**EXERCISE PROMPT**
Extract precisely the lines of the entries below, from the first line through the line containing "right_yticklabels = ['0.0', '0.5', '1.0', '1.5', '2.0', '2.5']".

— Begin EXCERPTED DATA —

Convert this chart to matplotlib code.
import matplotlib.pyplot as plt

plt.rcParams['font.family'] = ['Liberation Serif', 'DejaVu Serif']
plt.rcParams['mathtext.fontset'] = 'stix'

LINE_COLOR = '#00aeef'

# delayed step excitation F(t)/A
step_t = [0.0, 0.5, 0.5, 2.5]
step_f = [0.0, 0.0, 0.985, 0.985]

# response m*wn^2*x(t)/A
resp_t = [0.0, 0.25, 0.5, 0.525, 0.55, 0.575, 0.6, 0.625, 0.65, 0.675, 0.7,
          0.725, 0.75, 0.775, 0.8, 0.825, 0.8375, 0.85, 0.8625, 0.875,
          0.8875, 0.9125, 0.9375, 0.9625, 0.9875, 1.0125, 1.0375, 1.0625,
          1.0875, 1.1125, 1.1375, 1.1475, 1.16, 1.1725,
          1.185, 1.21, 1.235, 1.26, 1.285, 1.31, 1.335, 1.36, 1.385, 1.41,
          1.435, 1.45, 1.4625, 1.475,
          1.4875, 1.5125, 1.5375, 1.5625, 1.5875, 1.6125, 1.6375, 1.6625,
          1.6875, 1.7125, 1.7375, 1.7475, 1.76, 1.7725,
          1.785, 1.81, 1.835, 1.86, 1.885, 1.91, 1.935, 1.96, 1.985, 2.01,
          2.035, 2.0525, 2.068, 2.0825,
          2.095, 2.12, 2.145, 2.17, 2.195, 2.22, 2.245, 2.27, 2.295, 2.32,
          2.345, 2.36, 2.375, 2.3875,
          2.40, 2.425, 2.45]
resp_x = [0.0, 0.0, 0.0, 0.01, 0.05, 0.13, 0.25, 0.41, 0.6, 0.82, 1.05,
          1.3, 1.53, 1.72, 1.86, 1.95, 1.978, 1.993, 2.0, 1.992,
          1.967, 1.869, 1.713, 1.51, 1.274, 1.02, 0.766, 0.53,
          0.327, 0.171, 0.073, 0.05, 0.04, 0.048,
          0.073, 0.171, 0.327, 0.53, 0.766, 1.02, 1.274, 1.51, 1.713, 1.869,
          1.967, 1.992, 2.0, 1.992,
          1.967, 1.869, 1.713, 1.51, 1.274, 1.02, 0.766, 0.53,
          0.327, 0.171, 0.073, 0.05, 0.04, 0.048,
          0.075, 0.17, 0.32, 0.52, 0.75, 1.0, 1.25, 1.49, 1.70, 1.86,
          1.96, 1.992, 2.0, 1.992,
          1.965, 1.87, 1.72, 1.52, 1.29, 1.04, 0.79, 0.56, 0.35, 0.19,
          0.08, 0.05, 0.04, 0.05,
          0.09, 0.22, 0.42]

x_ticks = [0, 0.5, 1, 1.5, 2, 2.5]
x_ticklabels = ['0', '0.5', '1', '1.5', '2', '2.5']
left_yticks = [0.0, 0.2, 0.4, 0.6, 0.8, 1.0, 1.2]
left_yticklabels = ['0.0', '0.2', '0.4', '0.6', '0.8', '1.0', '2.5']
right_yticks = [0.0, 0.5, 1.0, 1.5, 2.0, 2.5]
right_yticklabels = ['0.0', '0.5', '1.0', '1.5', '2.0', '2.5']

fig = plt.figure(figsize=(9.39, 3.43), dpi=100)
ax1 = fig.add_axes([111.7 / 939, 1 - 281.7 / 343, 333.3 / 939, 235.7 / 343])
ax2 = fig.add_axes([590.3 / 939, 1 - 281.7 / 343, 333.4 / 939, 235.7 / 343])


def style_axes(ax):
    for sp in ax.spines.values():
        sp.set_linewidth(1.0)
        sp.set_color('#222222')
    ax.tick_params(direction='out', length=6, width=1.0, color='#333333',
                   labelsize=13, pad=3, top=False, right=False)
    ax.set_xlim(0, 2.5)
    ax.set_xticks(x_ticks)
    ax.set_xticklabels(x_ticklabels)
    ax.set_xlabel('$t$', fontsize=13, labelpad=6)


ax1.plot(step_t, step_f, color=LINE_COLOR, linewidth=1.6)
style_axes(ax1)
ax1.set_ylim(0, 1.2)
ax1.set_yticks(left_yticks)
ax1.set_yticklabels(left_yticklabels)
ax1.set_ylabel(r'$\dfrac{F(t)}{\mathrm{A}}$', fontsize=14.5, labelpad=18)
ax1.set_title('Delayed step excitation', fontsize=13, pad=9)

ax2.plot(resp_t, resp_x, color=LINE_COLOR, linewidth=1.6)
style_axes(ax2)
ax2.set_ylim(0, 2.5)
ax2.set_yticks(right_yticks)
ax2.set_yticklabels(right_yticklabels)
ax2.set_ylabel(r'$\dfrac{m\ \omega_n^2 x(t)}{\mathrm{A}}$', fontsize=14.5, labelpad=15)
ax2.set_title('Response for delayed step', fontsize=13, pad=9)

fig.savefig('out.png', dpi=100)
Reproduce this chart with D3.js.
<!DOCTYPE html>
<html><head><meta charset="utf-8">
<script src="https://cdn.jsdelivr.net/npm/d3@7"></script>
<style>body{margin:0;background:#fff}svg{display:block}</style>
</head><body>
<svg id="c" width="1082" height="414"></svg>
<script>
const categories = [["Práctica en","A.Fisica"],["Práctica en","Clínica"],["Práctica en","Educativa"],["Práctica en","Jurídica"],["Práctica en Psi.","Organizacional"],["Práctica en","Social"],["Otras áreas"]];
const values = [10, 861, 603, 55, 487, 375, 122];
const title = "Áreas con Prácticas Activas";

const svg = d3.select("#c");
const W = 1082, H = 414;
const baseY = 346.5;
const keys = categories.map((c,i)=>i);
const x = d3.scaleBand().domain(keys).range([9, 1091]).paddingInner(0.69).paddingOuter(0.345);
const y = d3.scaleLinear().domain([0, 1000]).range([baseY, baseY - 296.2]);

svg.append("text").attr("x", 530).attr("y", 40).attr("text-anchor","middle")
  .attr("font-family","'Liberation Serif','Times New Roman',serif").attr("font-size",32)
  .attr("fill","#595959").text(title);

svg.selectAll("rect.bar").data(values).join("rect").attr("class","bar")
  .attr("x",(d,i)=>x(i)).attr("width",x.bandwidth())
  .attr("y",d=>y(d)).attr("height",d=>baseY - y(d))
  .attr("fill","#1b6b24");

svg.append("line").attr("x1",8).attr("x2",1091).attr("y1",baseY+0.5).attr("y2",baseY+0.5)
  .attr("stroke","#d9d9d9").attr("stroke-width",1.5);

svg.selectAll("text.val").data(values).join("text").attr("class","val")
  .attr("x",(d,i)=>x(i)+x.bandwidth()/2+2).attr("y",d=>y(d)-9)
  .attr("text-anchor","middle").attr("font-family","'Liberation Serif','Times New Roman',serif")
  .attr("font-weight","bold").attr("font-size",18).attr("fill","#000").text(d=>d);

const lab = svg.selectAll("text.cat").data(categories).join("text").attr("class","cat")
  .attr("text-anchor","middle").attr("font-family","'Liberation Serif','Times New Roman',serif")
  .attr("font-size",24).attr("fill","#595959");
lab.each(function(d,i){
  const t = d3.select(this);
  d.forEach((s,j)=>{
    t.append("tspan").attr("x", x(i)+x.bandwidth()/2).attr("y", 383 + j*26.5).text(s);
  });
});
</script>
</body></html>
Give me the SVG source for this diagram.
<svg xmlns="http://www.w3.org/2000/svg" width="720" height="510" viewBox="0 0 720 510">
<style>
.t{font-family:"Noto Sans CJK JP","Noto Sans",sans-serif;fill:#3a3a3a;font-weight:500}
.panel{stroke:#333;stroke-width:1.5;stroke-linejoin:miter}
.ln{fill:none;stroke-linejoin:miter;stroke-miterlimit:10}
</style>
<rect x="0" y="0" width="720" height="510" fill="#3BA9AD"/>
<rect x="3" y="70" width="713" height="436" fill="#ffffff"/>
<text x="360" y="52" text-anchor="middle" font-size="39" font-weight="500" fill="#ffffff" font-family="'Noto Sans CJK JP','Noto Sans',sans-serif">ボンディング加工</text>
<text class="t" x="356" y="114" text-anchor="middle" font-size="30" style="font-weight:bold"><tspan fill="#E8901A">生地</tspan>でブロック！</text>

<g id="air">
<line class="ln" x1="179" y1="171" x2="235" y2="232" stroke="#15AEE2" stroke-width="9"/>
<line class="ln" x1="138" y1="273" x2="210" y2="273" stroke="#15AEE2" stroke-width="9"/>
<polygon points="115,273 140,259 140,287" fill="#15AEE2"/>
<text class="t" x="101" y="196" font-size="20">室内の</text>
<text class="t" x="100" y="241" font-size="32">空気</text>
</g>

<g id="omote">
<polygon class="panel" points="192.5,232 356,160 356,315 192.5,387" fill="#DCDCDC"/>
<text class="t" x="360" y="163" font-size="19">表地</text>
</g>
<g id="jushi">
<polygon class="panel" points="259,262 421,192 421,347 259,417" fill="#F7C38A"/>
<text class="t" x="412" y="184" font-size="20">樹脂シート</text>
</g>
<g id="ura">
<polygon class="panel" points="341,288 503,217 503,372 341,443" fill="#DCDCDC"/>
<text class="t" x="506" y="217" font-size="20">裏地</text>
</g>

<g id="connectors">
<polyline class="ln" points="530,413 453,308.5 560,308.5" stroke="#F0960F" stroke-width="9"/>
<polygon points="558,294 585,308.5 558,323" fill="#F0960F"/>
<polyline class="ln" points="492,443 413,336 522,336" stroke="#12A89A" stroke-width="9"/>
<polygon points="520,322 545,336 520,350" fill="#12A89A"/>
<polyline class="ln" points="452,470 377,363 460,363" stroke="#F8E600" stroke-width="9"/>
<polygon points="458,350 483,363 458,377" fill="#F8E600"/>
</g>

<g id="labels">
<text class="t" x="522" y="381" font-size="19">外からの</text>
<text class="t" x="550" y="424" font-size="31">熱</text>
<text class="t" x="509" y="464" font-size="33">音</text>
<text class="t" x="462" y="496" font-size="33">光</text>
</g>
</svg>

— End EXCERPTED DATA —

**SOLUTION FOR THIS PROBLEM**
Convert this chart to matplotlib code.
import matplotlib.pyplot as plt

plt.rcParams['font.family'] = ['Liberation Serif', 'DejaVu Serif']
plt.rcParams['mathtext.fontset'] = 'stix'

LINE_COLOR = '#00aeef'

# delayed step excitation F(t)/A
step_t = [0.0, 0.5, 0.5, 2.5]
step_f = [0.0, 0.0, 0.985, 0.985]

# response m*wn^2*x(t)/A
resp_t = [0.0, 0.25, 0.5, 0.525, 0.55, 0.575, 0.6, 0.625, 0.65, 0.675, 0.7,
          0.725, 0.75, 0.775, 0.8, 0.825, 0.8375, 0.85, 0.8625, 0.875,
          0.8875, 0.9125, 0.9375, 0.9625, 0.9875, 1.0125, 1.0375, 1.0625,
          1.0875, 1.1125, 1.1375, 1.1475, 1.16, 1.1725,
          1.185, 1.21, 1.235, 1.26, 1.285, 1.31, 1.335, 1.36, 1.385, 1.41,
          1.435, 1.45, 1.4625, 1.475,
          1.4875, 1.5125, 1.5375, 1.5625, 1.5875, 1.6125, 1.6375, 1.6625,
          1.6875, 1.7125, 1.7375, 1.7475, 1.76, 1.7725,
          1.785, 1.81, 1.835, 1.86, 1.885, 1.91, 1.935, 1.96, 1.985, 2.01,
          2.035, 2.0525, 2.068, 2.0825,
          2.095, 2.12, 2.145, 2.17, 2.195, 2.22, 2.245, 2.27, 2.295, 2.32,
          2.345, 2.36, 2.375, 2.3875,
          2.40, 2.425, 2.45]
resp_x = [0.0, 0.0, 0.0, 0.01, 0.05, 0.13, 0.25, 0.41, 0.6, 0.82, 1.05,
          1.3, 1.53, 1.72, 1.86, 1.95, 1.978, 1.993, 2.0, 1.992,
          1.967, 1.869, 1.713, 1.51, 1.274, 1.02, 0.766, 0.53,
          0.327, 0.171, 0.073, 0.05, 0.04, 0.048,
          0.073, 0.171, 0.327, 0.53, 0.766, 1.02, 1.274, 1.51, 1.713, 1.869,
          1.967, 1.992, 2.0, 1.992,
          1.967, 1.869, 1.713, 1.51, 1.274, 1.02, 0.766, 0.53,
          0.327, 0.171, 0.073, 0.05, 0.04, 0.048,
          0.075, 0.17, 0.32, 0.52, 0.75, 1.0, 1.25, 1.49, 1.70, 1.86,
          1.96, 1.992, 2.0, 1.992,
          1.965, 1.87, 1.72, 1.52, 1.29, 1.04, 0.79, 0.56, 0.35, 0.19,
          0.08, 0.05, 0.04, 0.05,
          0.09, 0.22, 0.42]

x_ticks = [0, 0.5, 1, 1.5, 2, 2.5]
x_ticklabels = ['0', '0.5', '1', '1.5', '2', '2.5']
left_yticks = [0.0, 0.2, 0.4, 0.6, 0.8, 1.0, 1.2]
left_yticklabels = ['0.0', '0.2', '0.4', '0.6', '0.8', '1.0', '2.5']
right_yticks = [0.0, 0.5, 1.0, 1.5, 2.0, 2.5]
right_yticklabels = ['0.0', '0.5', '1.0', '1.5', '2.0', '2.5']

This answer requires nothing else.